## [Exercise]
Retype exactly the lines from the first one through the line with "Serif', 'Times New", including both ends; skip any pictures.

## [Data excerpt]
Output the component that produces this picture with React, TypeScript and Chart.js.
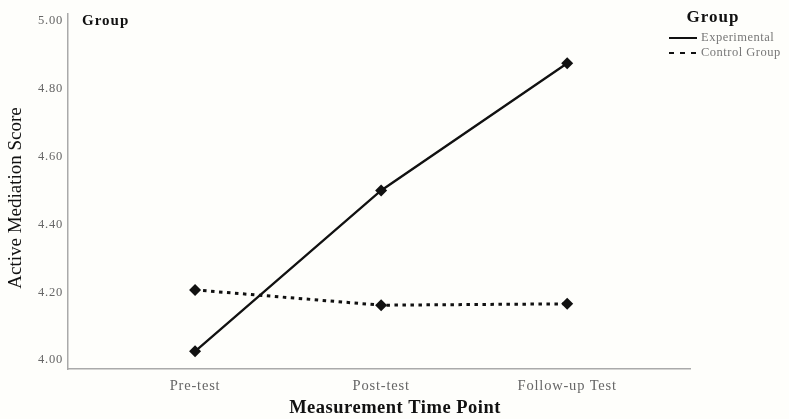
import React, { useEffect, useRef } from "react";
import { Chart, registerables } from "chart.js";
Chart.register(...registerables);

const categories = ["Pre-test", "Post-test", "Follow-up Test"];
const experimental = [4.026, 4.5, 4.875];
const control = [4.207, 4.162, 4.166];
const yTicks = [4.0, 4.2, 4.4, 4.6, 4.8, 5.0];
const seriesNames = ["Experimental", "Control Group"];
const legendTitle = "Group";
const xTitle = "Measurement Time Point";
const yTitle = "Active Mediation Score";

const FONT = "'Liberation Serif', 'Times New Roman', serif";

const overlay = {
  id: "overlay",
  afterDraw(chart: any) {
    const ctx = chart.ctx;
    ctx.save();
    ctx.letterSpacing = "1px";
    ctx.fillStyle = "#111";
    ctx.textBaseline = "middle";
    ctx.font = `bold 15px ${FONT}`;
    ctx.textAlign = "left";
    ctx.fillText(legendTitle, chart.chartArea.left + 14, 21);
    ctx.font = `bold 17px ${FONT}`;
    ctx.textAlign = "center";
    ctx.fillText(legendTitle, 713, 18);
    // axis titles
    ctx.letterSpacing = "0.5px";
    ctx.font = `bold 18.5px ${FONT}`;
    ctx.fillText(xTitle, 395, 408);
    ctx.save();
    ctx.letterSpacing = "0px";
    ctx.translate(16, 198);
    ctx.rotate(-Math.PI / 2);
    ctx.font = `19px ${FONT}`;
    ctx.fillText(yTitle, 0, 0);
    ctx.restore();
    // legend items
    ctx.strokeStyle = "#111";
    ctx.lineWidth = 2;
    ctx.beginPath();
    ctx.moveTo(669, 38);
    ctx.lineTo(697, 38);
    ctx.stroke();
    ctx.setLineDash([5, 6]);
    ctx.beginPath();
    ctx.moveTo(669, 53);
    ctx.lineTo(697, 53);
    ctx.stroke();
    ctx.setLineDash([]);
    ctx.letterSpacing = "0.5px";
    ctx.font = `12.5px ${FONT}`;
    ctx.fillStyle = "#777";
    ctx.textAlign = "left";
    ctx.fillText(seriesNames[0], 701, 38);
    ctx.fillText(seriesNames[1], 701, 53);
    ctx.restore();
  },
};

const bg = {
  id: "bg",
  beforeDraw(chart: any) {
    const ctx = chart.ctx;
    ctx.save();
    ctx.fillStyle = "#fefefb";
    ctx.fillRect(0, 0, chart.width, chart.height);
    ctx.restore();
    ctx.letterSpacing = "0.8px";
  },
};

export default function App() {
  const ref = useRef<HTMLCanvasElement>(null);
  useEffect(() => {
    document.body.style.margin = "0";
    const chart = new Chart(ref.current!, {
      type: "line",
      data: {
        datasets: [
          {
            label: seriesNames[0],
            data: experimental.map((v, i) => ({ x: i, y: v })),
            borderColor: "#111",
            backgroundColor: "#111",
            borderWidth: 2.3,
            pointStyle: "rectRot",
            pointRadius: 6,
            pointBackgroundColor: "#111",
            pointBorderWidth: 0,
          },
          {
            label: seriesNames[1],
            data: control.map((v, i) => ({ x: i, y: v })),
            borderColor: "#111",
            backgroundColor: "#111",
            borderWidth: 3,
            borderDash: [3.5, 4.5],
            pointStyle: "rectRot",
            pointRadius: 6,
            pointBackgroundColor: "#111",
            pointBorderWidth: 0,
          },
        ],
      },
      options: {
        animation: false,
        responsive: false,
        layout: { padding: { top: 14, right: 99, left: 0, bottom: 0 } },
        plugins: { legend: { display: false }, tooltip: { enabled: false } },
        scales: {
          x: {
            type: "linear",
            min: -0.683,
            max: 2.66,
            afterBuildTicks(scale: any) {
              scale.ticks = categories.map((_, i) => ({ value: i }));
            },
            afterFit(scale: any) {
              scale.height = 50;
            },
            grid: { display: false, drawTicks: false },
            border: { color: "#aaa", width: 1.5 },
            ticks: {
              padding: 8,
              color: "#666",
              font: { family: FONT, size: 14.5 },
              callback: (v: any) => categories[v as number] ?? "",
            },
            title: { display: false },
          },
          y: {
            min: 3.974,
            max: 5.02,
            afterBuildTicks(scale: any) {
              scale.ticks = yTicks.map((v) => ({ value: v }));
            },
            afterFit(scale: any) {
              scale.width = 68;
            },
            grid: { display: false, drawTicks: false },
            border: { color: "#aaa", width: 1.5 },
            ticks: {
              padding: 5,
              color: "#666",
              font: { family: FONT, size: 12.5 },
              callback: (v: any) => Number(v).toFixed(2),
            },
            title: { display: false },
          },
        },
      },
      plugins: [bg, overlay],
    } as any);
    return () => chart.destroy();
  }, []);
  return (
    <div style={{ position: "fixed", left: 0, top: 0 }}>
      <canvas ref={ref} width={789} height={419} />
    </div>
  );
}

## [Result for this exercise]
Output the component that produces this picture with React, TypeScript and Chart.js.
import React, { useEffect, useRef } from "react";
import { Chart, registerables } from "chart.js";
Chart.register(...registerables);

const categories = ["Pre-test", "Post-test", "Follow-up Test"];
const experimental = [4.026, 4.5, 4.875];
const control = [4.207, 4.162, 4.166];
const yTicks = [4.0, 4.2, 4.4, 4.6, 4.8, 5.0];
const seriesNames = ["Experimental", "Control Group"];
const legendTitle = "Group";
const xTitle = "Measurement Time Point";
const yTitle = "Active Mediation Score";

const FONT = "'Liberation Serif', 'Times New Roman', serif";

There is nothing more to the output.